Taken together, these first two challenges have often been alluded to by those interested in the “jury model” that Nick discusses – and indeed, these can and have been successful in helping students’ unions respond to these two challenges.
One size (doesn’t) fit all
But of course, there are clearly areas where the classic model of a student council does work, and where the deliberative jury approach falls short – the best example of which is almost certainly where they are required to perform an accountability role. But it is also the case that at times, issues are intractable – and some form of competitive or aggregative mechanism is needed to make a collective decision. Which leads nicely to the last challenge.
If you ever watched the TV show The West Wing, you’ll know of the scene in season four where President Bartlet has just wiped the floor with his republican opponent in the only televised debate for his re-election. Mirroring a theme running throughout the campaign, his Press Secretary CJ Cregg (whilst on a rather smug victory lap of the spin room, it should be noted), utters the phrase “the President just reminded us that complexity isn’t a vice”.

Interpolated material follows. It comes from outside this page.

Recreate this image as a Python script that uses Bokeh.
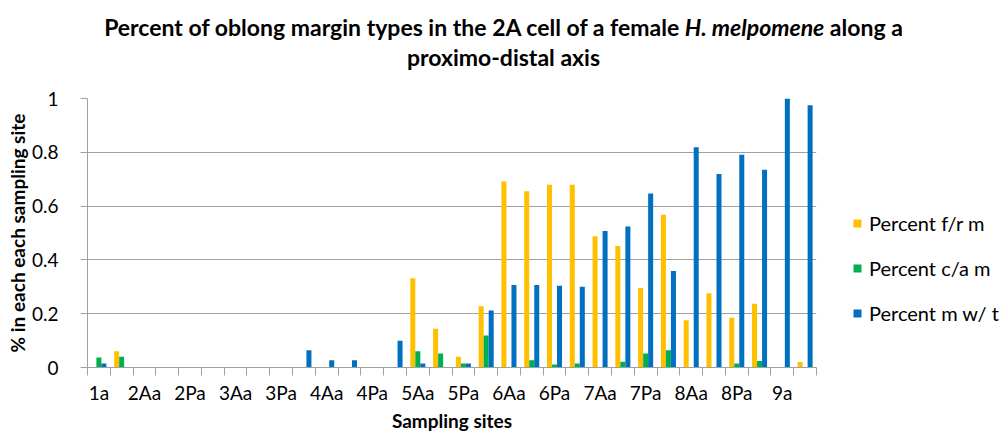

As gratifying as it might be to communicate an SU’s democracy in one beautifully designed infographic – most students’ unions are simply too complex for this to be good democracy. How students collectively decide what’s in their interests to sell in the shop is quite obviously different to the best way to decide what position to take on higher education policy, or how to hold elected officers accountable. Or indeed the methods that help students become informed on national political issues, helping them discover their values and ultimately develop skills to change the world around them. All of this is why at Royal Holloway, our democratic review actually led to a more complex, albeit more coherent, structure. Different types of decisions that students make are now made in different types of ways, by different people, at different times. But that’s totally fine.
These three challenges all point in one direction. We all know that SUs need to engage with research and literature on democratic theory. But we need to do this at the very forefront of the debate. Deliberative democracy is currently going through its third iteration, where a “system” lens is being applied to the question of “what makes a good democracy”. We’ve taken this exact approach, recognising that we need to view our democracy as the sum of lots of different collective decision-making mechanisms – and it’s already bearing fruit.